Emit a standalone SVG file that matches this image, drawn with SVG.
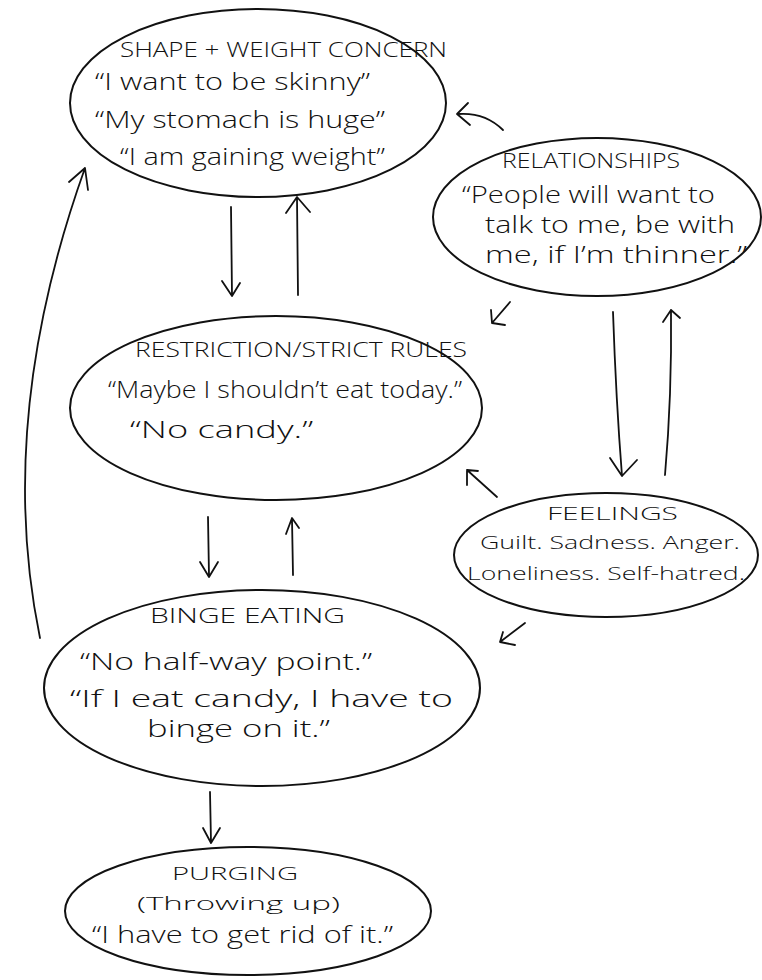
<svg xmlns="http://www.w3.org/2000/svg" width="762" height="980" viewBox="0 0 762 980">
<style>
.n{fill:none;stroke:#111;stroke-width:2}
.c path{fill:none;stroke:#111;stroke-width:1.8;stroke-linecap:round;stroke-linejoin:round}
text{font-family:"Open Sans","Liberation Sans",sans-serif;font-size:23px;fill:#111;font-weight:300}
.h{font-size:21px}
.s{font-size:19px}
</style>
<rect width="762" height="980" fill="#fff"/>
<g id="shape">
<ellipse class="n" cx="258" cy="103" rx="188" ry="94"/>
<text class="h" x="120" y="57" textLength="327" lengthAdjust="spacingAndGlyphs">SHAPE + WEIGHT CONCERN</text>
<text x="95" y="90" textLength="275" lengthAdjust="spacingAndGlyphs">“I want to be skinny”</text>
<text x="95" y="128" textLength="290" lengthAdjust="spacingAndGlyphs">“My stomach is huge”</text>
<text x="120" y="165" textLength="265" lengthAdjust="spacingAndGlyphs">“I am gaining weight”</text>
</g>
<g id="relationships">
<ellipse class="n" cx="597" cy="217" rx="164" ry="79"/>
<text class="h" x="502" y="168" textLength="178" lengthAdjust="spacingAndGlyphs">RELATIONSHIPS</text>
<text x="462" y="203" textLength="253" lengthAdjust="spacingAndGlyphs">“People will want to</text>
<text x="485" y="233" textLength="250" lengthAdjust="spacingAndGlyphs">talk to me, be with</text>
<text x="485" y="263" textLength="262" lengthAdjust="spacingAndGlyphs">me, if I’m thinner.”</text>
</g>
<g id="restriction">
<ellipse class="n" cx="276" cy="408" rx="206" ry="92"/>
<text class="h" x="135" y="357" textLength="332" lengthAdjust="spacingAndGlyphs">RESTRICTION/STRICT RULES</text>
<text x="108" y="398" textLength="354" lengthAdjust="spacingAndGlyphs">“Maybe I shouldn’t eat today.”</text>
<text x="130" y="438" textLength="183" lengthAdjust="spacingAndGlyphs">“No candy.”</text>
</g>
<g id="feelings">
<ellipse class="n" cx="606" cy="555" rx="152" ry="62"/>
<text class="s" x="547" y="520" textLength="131" lengthAdjust="spacingAndGlyphs">FEELINGS</text>
<text class="s" x="480" y="549" textLength="260" lengthAdjust="spacingAndGlyphs">Guilt. Sadness. Anger.</text>
<text class="s" x="467" y="580" textLength="278" lengthAdjust="spacingAndGlyphs">Loneliness. Self-hatred.</text>
</g>
<g id="binge">
<ellipse class="n" cx="262" cy="688" rx="218" ry="98"/>
<text class="h" x="150" y="623" textLength="195" lengthAdjust="spacingAndGlyphs">BINGE EATING</text>
<text x="80" y="670" textLength="292" lengthAdjust="spacingAndGlyphs">“No half-way point.”</text>
<text x="70" y="707" textLength="383" lengthAdjust="spacingAndGlyphs">“If I eat candy, I have to</text>
<text x="147" y="737" textLength="183" lengthAdjust="spacingAndGlyphs">binge on it.”</text>
</g>
<g id="purging">
<ellipse class="n" cx="248" cy="911" rx="183" ry="64"/>
<text class="s" x="172" y="880" textLength="126" lengthAdjust="spacingAndGlyphs">PURGING</text>
<text class="s" x="137" y="910" textLength="203" lengthAdjust="spacingAndGlyphs">(Throwing up)</text>
<text x="92" y="943" textLength="301" lengthAdjust="spacingAndGlyphs">“I have to get rid of it.”</text>
</g>
<g class="c" id="connectors">
<path d="M231 207 L232 295 M222 281 L232 296 L240 283"/>
<path d="M298 295 L297 198 M286 213 L297 197 L310 212"/>
<path d="M503 130 Q485 112 458 114 M468 103 L457 114 L470 125"/>
<path d="M510 302 L492 323 M491 310 L492 323 L505 325"/>
<path d="M613 312 Q616 400 622 476 M610 458 L622 476 L637 460"/>
<path d="M665 475 Q672 395 671 310 M663 322 L671 310 L680 318"/>
<path d="M497 497 L467 470 M467 485 L467 470 L478 471"/>
<path d="M525 623 L500 642 M503 632 L500 642 L515 645"/>
<path d="M208 517 L209 576 M200 562 L209 577 L218 562"/>
<path d="M293 575 L292 519 M286 534 L292 518 L299 528"/>
<path d="M40 638 Q-5 420 85 168 M69 182 L85 168 L88 190"/>
<path d="M210 792 L211 842 M203 828 L211 843 L220 828"/>
</g>
</svg>
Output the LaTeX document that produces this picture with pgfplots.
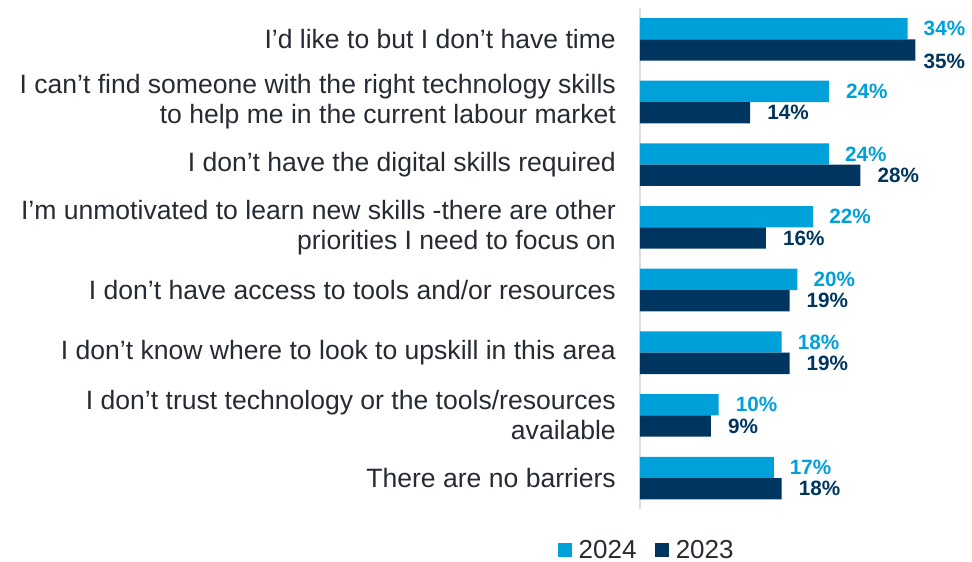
\documentclass[border=0pt]{standalone}
\usepackage{pgfplots}
\pgfplotsset{compat=1.18}
\usepackage{pgfplotstable}
\usepackage{fontspec}
\setmainfont{Liberation Sans}
\definecolor{lb}{HTML}{00A0DA}
\definecolor{nv}{HTML}{00355F}
\definecolor{txt}{HTML}{262B33}
\definecolor{axg}{HTML}{D9DEE3}
\pgfplotstableread{
y v dx dy
0 34 16 0
1 24 17 0
2 24 16 0
3 22 16 0
4 20 16 0
5 18 16 0
6 10 17 0
7 17 16 0
}\tA
\pgfplotstableread{
y v dx dy
0 35 8 -11
1 14 17 0
2 28 17 0
3 16 17 0
4 19 17 0
5 19 17 0
6 9 17 0
7 18 17 0
}\tB
\begin{document}
\begin{tikzpicture}
\begin{axis}[
  at={(0,0)}, anchor=south west,
  scale only axis, width=332pt, height=501.4pt,
  xmin=0, xmax=42.19,
  ymin=-0.5, ymax=7.5, y dir=reverse,
  axis x line=none, axis y line*=left,
  y axis line style={draw=axg, line width=1.8pt, -},
  ytick={0,...,7},
  major tick length=0pt, ytick style={draw=none},
  yticklabels={
    {I’d like to but I don’t have time},
    {I can’t find someone with the right technology skills\\to help me in the current labour market},
    {I don’t have the digital skills required},
    {I’m unmotivated to learn new skills -there are other\\priorities I need to focus on},
    {I don’t have access to tools and/or resources},
    {I don’t know where to look to upskill in this area},
    {I don’t trust technology or the tools/resources\\available},
    {There are no barriers}},
  yticklabel style={align=right, inner sep=0pt, xshift=-24pt, text=txt,
    font=\fontsize{26.55}{30}\selectfont},
  xbar, bar width=21.3pt,
  clip=false,
  /pgf/number format/assume math mode=true,
  nodes near coords={\pgfmathprintnumber{\pgfplotspointmeta}\%},
  visualization depends on={\thisrow{dx} \as \dx},
  visualization depends on={\thisrow{dy} \as \dy},
  every node near coord/.append style={anchor=west, inner sep=0pt,
    xshift=\dx pt, yshift=\dy pt, font=\fontsize{20.7}{22}\selectfont\bfseries},
  legend columns=2,
  legend style={at={(axis description cs:0.0286,-0.081)}, anchor=center,
    draw=none, fill=none, text=txt, font=\fontsize{26}{28}\selectfont,
    nodes={inner xsep=7pt, inner ysep=1pt},
    /tikz/every even column/.append style={column sep=12pt}},
]
\addplot[fill=lb, draw=none, bar shift=10.65pt,
  every node near coord/.append style={text=lb},
  legend image code/.code={\fill[lb] (0pt,-6.7pt) rectangle (13.3pt,6.7pt);}]
  table[x=v, y=y] {\tA};
\addlegendentry{2024}
\addplot[fill=nv, draw=none, bar shift=-10.65pt,
  every node near coord/.append style={text=nv},
  legend image code/.code={\fill[nv] (0pt,-6.7pt) rectangle (13.3pt,6.7pt);}]
  table[x=v, y=y] {\tB};
\addlegendentry{2023}
\end{axis}
\pgfresetboundingbox
\path (-640pt,-52.6pt) rectangle (332pt,509.4pt);
\end{tikzpicture}
\end{document}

--

What you need to do: The pictures should not appear in the copy; every other part of the records above must be returned exactly.

Exercise response:
Emit a standalone SVG file that matches this image, drawn with SVG.
<svg xmlns="http://www.w3.org/2000/svg" width="762" height="980" viewBox="0 0 762 980">
<style>
.n{fill:none;stroke:#111;stroke-width:2}
.c path{fill:none;stroke:#111;stroke-width:1.8;stroke-linecap:round;stroke-linejoin:round}
text{font-family:"Open Sans","Liberation Sans",sans-serif;font-size:23px;fill:#111;font-weight:300}
.h{font-size:21px}
.s{font-size:19px}
</style>
<rect width="762" height="980" fill="#fff"/>
<g id="shape">
<ellipse class="n" cx="258" cy="103" rx="188" ry="94"/>
<text class="h" x="120" y="57" textLength="327" lengthAdjust="spacingAndGlyphs">SHAPE + WEIGHT CONCERN</text>
<text x="95" y="90" textLength="275" lengthAdjust="spacingAndGlyphs">“I want to be skinny”</text>
<text x="95" y="128" textLength="290" lengthAdjust="spacingAndGlyphs">“My stomach is huge”</text>
<text x="120" y="165" textLength="265" lengthAdjust="spacingAndGlyphs">“I am gaining weight”</text>
</g>
<g id="relationships">
<ellipse class="n" cx="597" cy="217" rx="164" ry="79"/>
<text class="h" x="502" y="168" textLength="178" lengthAdjust="spacingAndGlyphs">RELATIONSHIPS</text>
<text x="462" y="203" textLength="253" lengthAdjust="spacingAndGlyphs">“People will want to</text>
<text x="485" y="233" textLength="250" lengthAdjust="spacingAndGlyphs">talk to me, be with</text>
<text x="485" y="263" textLength="262" lengthAdjust="spacingAndGlyphs">me, if I’m thinner.”</text>
</g>
<g id="restriction">
<ellipse class="n" cx="276" cy="408" rx="206" ry="92"/>
<text class="h" x="135" y="357" textLength="332" lengthAdjust="spacingAndGlyphs">RESTRICTION/STRICT RULES</text>
<text x="108" y="398" textLength="354" lengthAdjust="spacingAndGlyphs">“Maybe I shouldn’t eat today.”</text>
<text x="130" y="438" textLength="183" lengthAdjust="spacingAndGlyphs">“No candy.”</text>
</g>
<g id="feelings">
<ellipse class="n" cx="606" cy="555" rx="152" ry="62"/>
<text class="s" x="547" y="520" textLength="131" lengthAdjust="spacingAndGlyphs">FEELINGS</text>
<text class="s" x="480" y="549" textLength="260" lengthAdjust="spacingAndGlyphs">Guilt. Sadness. Anger.</text>
<text class="s" x="467" y="580" textLength="278" lengthAdjust="spacingAndGlyphs">Loneliness. Self-hatred.</text>
</g>
<g id="binge">
<ellipse class="n" cx="262" cy="688" rx="218" ry="98"/>
<text class="h" x="150" y="623" textLength="195" lengthAdjust="spacingAndGlyphs">BINGE EATING</text>
<text x="80" y="670" textLength="292" lengthAdjust="spacingAndGlyphs">“No half-way point.”</text>
<text x="70" y="707" textLength="383" lengthAdjust="spacingAndGlyphs">“If I eat candy, I have to</text>
<text x="147" y="737" textLength="183" lengthAdjust="spacingAndGlyphs">binge on it.”</text>
</g>
<g id="purging">
<ellipse class="n" cx="248" cy="911" rx="183" ry="64"/>
<text class="s" x="172" y="880" textLength="126" lengthAdjust="spacingAndGlyphs">PURGING</text>
<text class="s" x="137" y="910" textLength="203" lengthAdjust="spacingAndGlyphs">(Throwing up)</text>
<text x="92" y="943" textLength="301" lengthAdjust="spacingAndGlyphs">“I have to get rid of it.”</text>
</g>
<g class="c" id="connectors">
<path d="M231 207 L232 295 M222 281 L232 296 L240 283"/>
<path d="M298 295 L297 198 M286 213 L297 197 L310 212"/>
<path d="M503 130 Q485 112 458 114 M468 103 L457 114 L470 125"/>
<path d="M510 302 L492 323 M491 310 L492 323 L505 325"/>
<path d="M613 312 Q616 400 622 476 M610 458 L622 476 L637 460"/>
<path d="M665 475 Q672 395 671 310 M663 322 L671 310 L680 318"/>
<path d="M497 497 L467 470 M467 485 L467 470 L478 471"/>
<path d="M525 623 L500 642 M503 632 L500 642 L515 645"/>
<path d="M208 517 L209 576 M200 562 L209 577 L218 562"/>
<path d="M293 575 L292 519 M286 534 L292 518 L299 528"/>
<path d="M40 638 Q-5 420 85 168 M69 182 L85 168 L88 190"/>
<path d="M210 792 L211 842 M203 828 L211 843 L220 828"/>
</g>
</svg>
Output the LaTeX document that produces this picture with pgfplots.
\documentclass[border=0pt]{standalone}
\usepackage{pgfplots}
\pgfplotsset{compat=1.18}
\usepackage{pgfplotstable}
\usepackage{fontspec}
\setmainfont{Liberation Sans}
\definecolor{lb}{HTML}{00A0DA}
\definecolor{nv}{HTML}{00355F}
\definecolor{txt}{HTML}{262B33}
\definecolor{axg}{HTML}{D9DEE3}
\pgfplotstableread{
y v dx dy
0 34 16 0
1 24 17 0
2 24 16 0
3 22 16 0
4 20 16 0
5 18 16 0
6 10 17 0
7 17 16 0
}\tA
\pgfplotstableread{
y v dx dy
0 35 8 -11
1 14 17 0
2 28 17 0
3 16 17 0
4 19 17 0
5 19 17 0
6 9 17 0
7 18 17 0
}\tB
\begin{document}
\begin{tikzpicture}
\begin{axis}[
  at={(0,0)}, anchor=south west,
  scale only axis, width=332pt, height=501.4pt,
  xmin=0, xmax=42.19,
  ymin=-0.5, ymax=7.5, y dir=reverse,
  axis x line=none, axis y line*=left,
  y axis line style={draw=axg, line width=1.8pt, -},
  ytick={0,...,7},
  major tick length=0pt, ytick style={draw=none},
  yticklabels={
    {I’d like to but I don’t have time},
    {I can’t find someone with the right technology skills\\to help me in the current labour market},
    {I don’t have the digital skills required},
    {I’m unmotivated to learn new skills -there are other\\priorities I need to focus on},
    {I don’t have access to tools and/or resources},
    {I don’t know where to look to upskill in this area},
    {I don’t trust technology or the tools/resources\\available},
    {There are no barriers}},
  yticklabel style={align=right, inner sep=0pt, xshift=-24pt, text=txt,
    font=\fontsize{26.55}{30}\selectfont},
  xbar, bar width=21.3pt,
  clip=false,
  /pgf/number format/assume math mode=true,
  nodes near coords={\pgfmathprintnumber{\pgfplotspointmeta}\%},
  visualization depends on={\thisrow{dx} \as \dx},
  visualization depends on={\thisrow{dy} \as \dy},
  every node near coord/.append style={anchor=west, inner sep=0pt,
    xshift=\dx pt, yshift=\dy pt, font=\fontsize{20.7}{22}\selectfont\bfseries},
  legend columns=2,
  legend style={at={(axis description cs:0.0286,-0.081)}, anchor=center,
    draw=none, fill=none, text=txt, font=\fontsize{26}{28}\selectfont,
    nodes={inner xsep=7pt, inner ysep=1pt},
    /tikz/every even column/.append style={column sep=12pt}},
]
\addplot[fill=lb, draw=none, bar shift=10.65pt,
  every node near coord/.append style={text=lb},
  legend image code/.code={\fill[lb] (0pt,-6.7pt) rectangle (13.3pt,6.7pt);}]
  table[x=v, y=y] {\tA};
\addlegendentry{2024}
\addplot[fill=nv, draw=none, bar shift=-10.65pt,
  every node near coord/.append style={text=nv},
  legend image code/.code={\fill[nv] (0pt,-6.7pt) rectangle (13.3pt,6.7pt);}]
  table[x=v, y=y] {\tB};
\addlegendentry{2023}
\end{axis}
\pgfresetboundingbox
\path (-640pt,-52.6pt) rectangle (332pt,509.4pt);
\end{tikzpicture}
\end{document}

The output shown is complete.